A few weeks ago I overheard an interesting discussion between teen girls.  The topic was:  if you found out the baby you were carrying was deformed, what would you do?  The choices?  Abort or adopt.

What happened to the third option:  keep the child, and find a way to provide?  Oh, wait... that would require parent/extended family involvement.  I forgot, Americans struggling to afford decent health-care are not for that option... thank God for adoption!

Of course sex ed is a joke

...especially for those of us more interested in same-sex sex than breeding for fun and profit. Every year the same old crap, which has nothing whatsoever to do with non-hetero "sex ed".

Oh but start including same sex in "sex ed" and the same old perps lose their same old shyt, oh heather has two mommies the world is coming to an end, ohh men in a dress or women in pants parenting their own bio children or adopting or fostering oh what about child abuse, blah blah...
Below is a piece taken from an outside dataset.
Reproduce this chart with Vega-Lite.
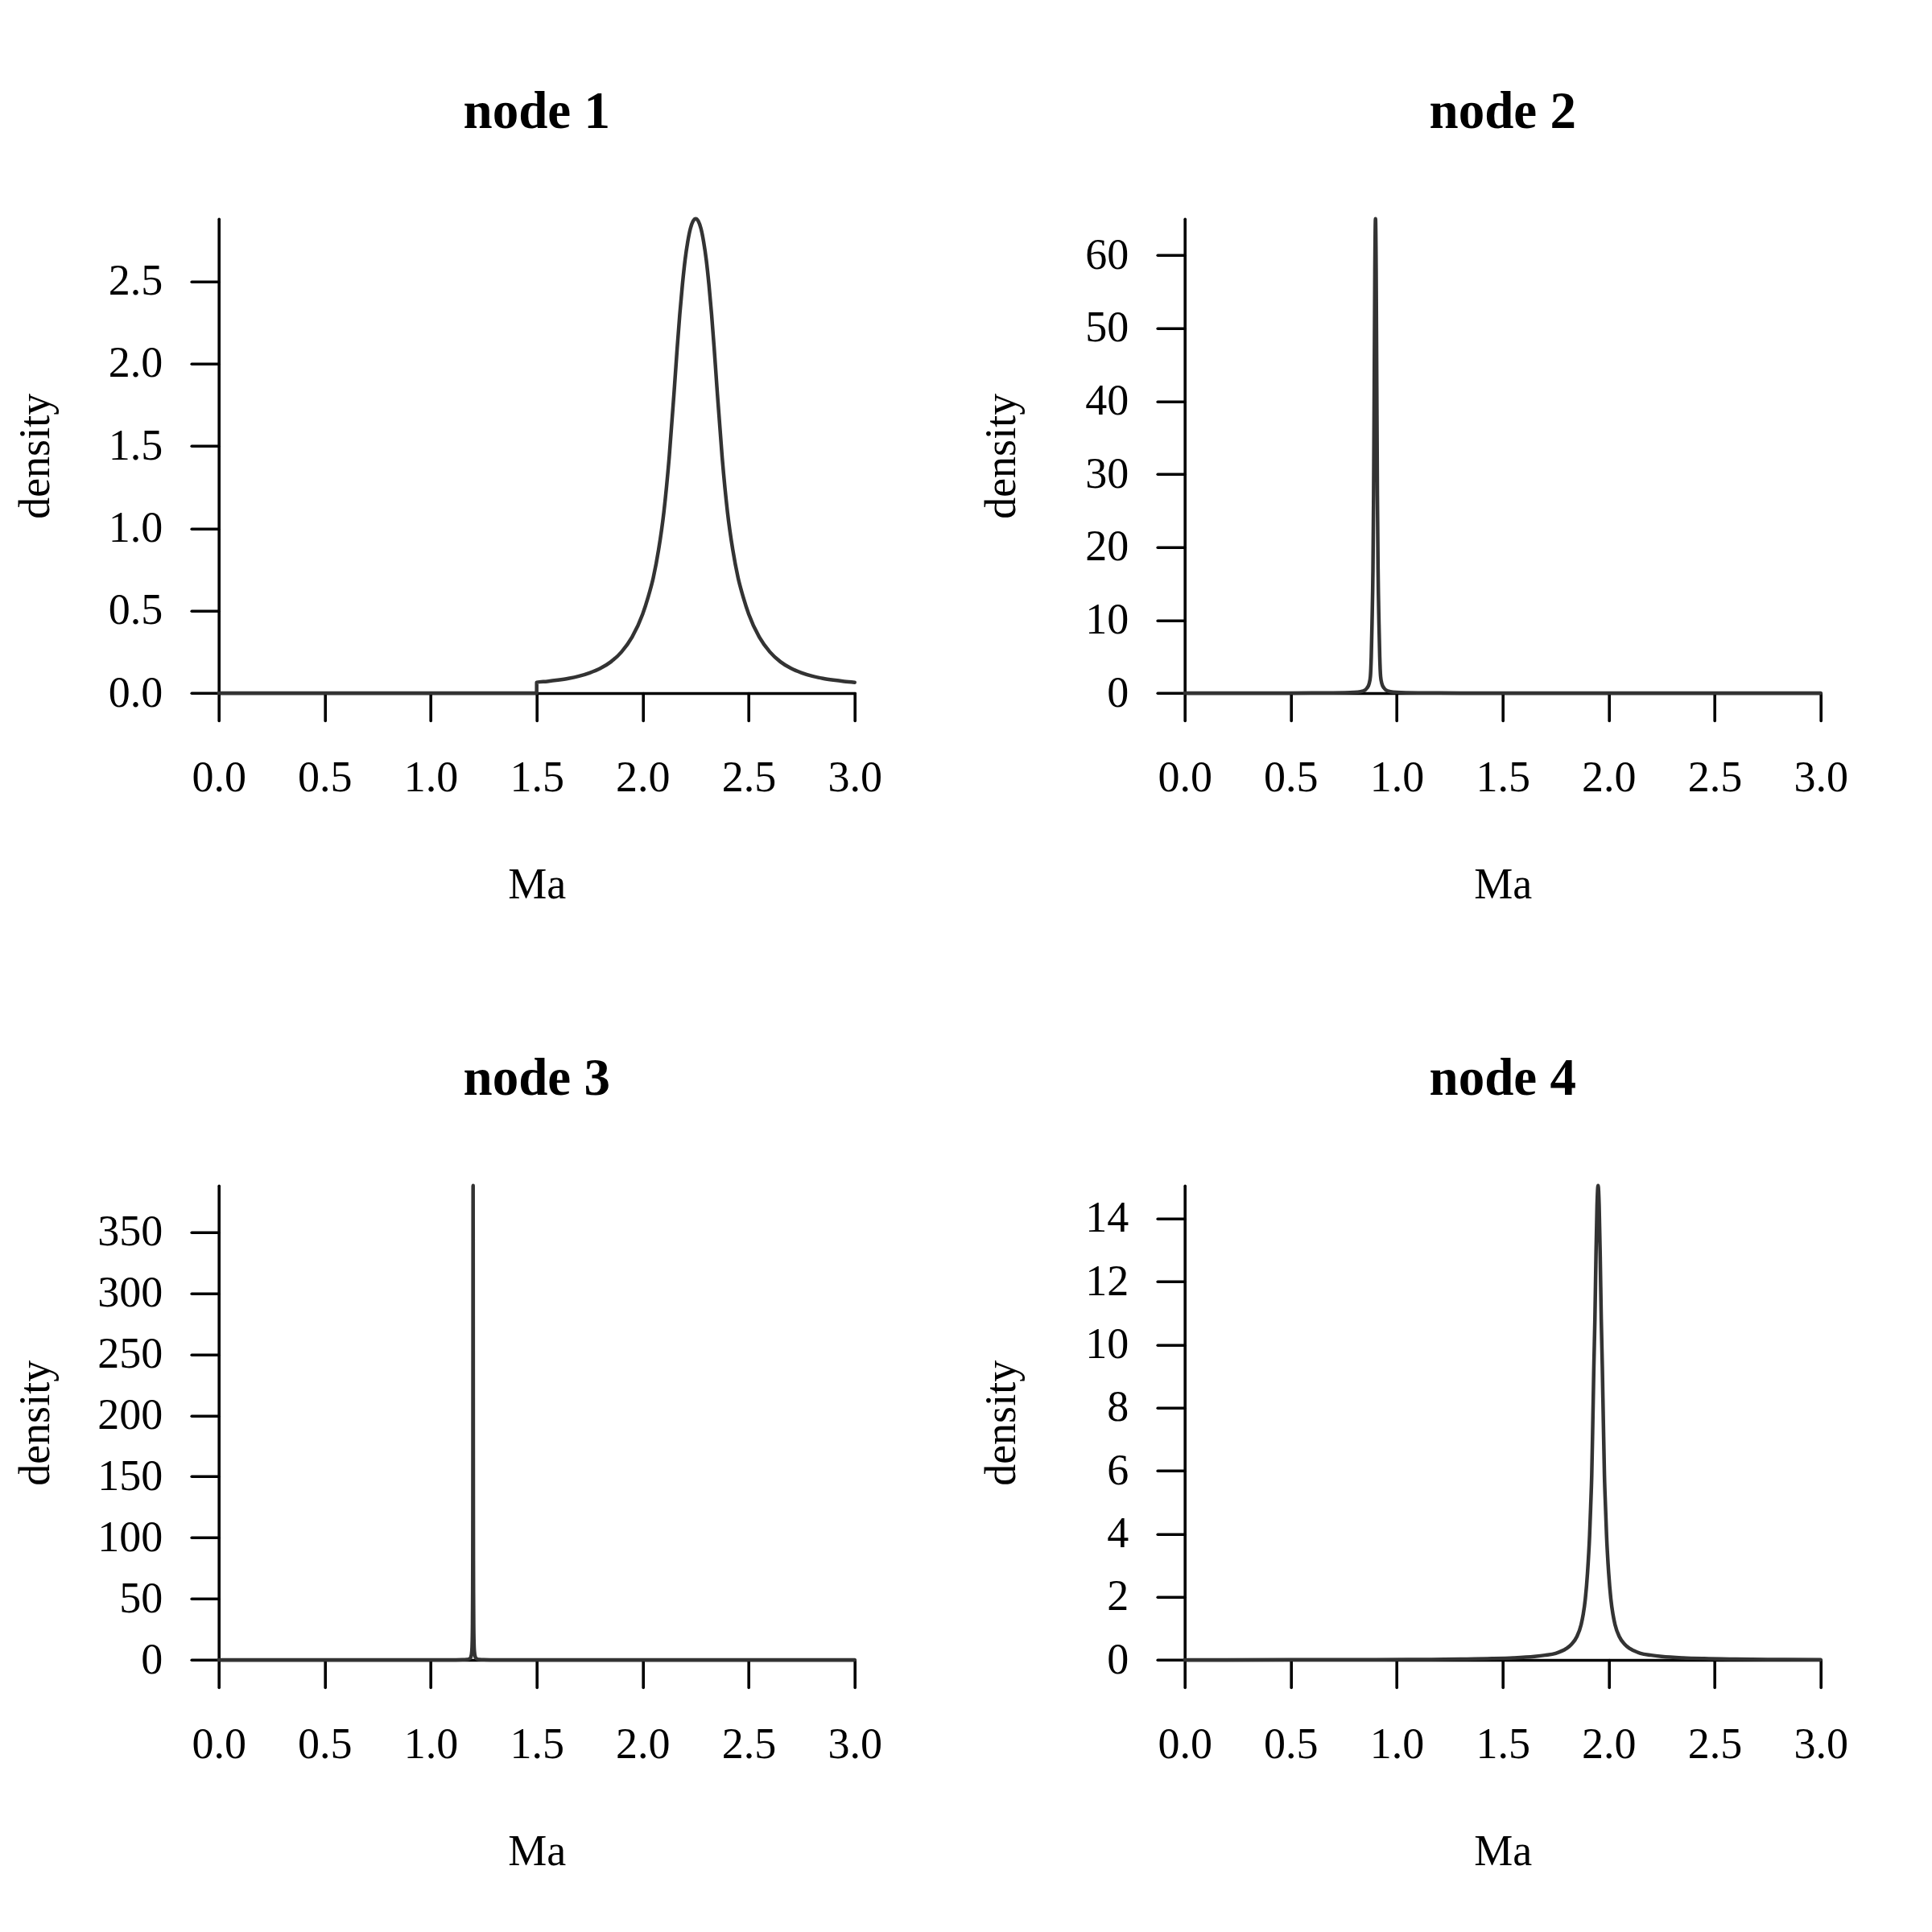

What happened to the third option:  keep the child, and find a way to provide?  Oh, wait... that would require parent/extended family involvement.  I forgot, Americans struggling to afford decent health-care are not for that option...

They must have been class-anxious whites. Generally, Black people do not have a problem with this third option, unless it's the nutball rightwing Pentecostals or Charismatics. Rather infamously so, since matrilineal single-mother-headed households are the top stereotype that makes our "households", therefore, all of what nonBlacks percieve as "Black culture", as looked down upon as inferior.

Doubtful

Dutch has very little predjudices like America and is very accepting.

Never been to .nl personally, and would love to go someday.

But I have to doubt the veracity of this statement, given their nasty history of colonizing up the planet.

No more colonizing than others

Same could be said for Great Britain, America, Spain, Portugal, France, Russia..and a handful of other countries.

The Dutch have long been good about colonizing an area but leaving it in better shape, you might be thinking of the Dutch Boarers in South Africa who many intermarried with native African Americans, or the Dutch who had areas of Japan as a colony and brought many Japanese to the Netherlands.

I have met 3 individuals who were Japanese features (Asian) but have Dutch last names.  The Netherlands might not be perfect but what country is? 

No, but the thread is about .nl

Not any others.

I'm thinking mostly of Indonesia, and yes along with the Transvaal types, as well as what they did in India and so-called/misnamed "west Indies".

The Netherlands might not be perfect but what country is? 

Its history is what it is. That can't be helped. Perfection is not the issue, afaic. Perfection doesn't exist.

The Dutch have long been good about colonizing an area but leaving it in better shape

Better shape? Nicer conquerers than others? Nah, not buying it.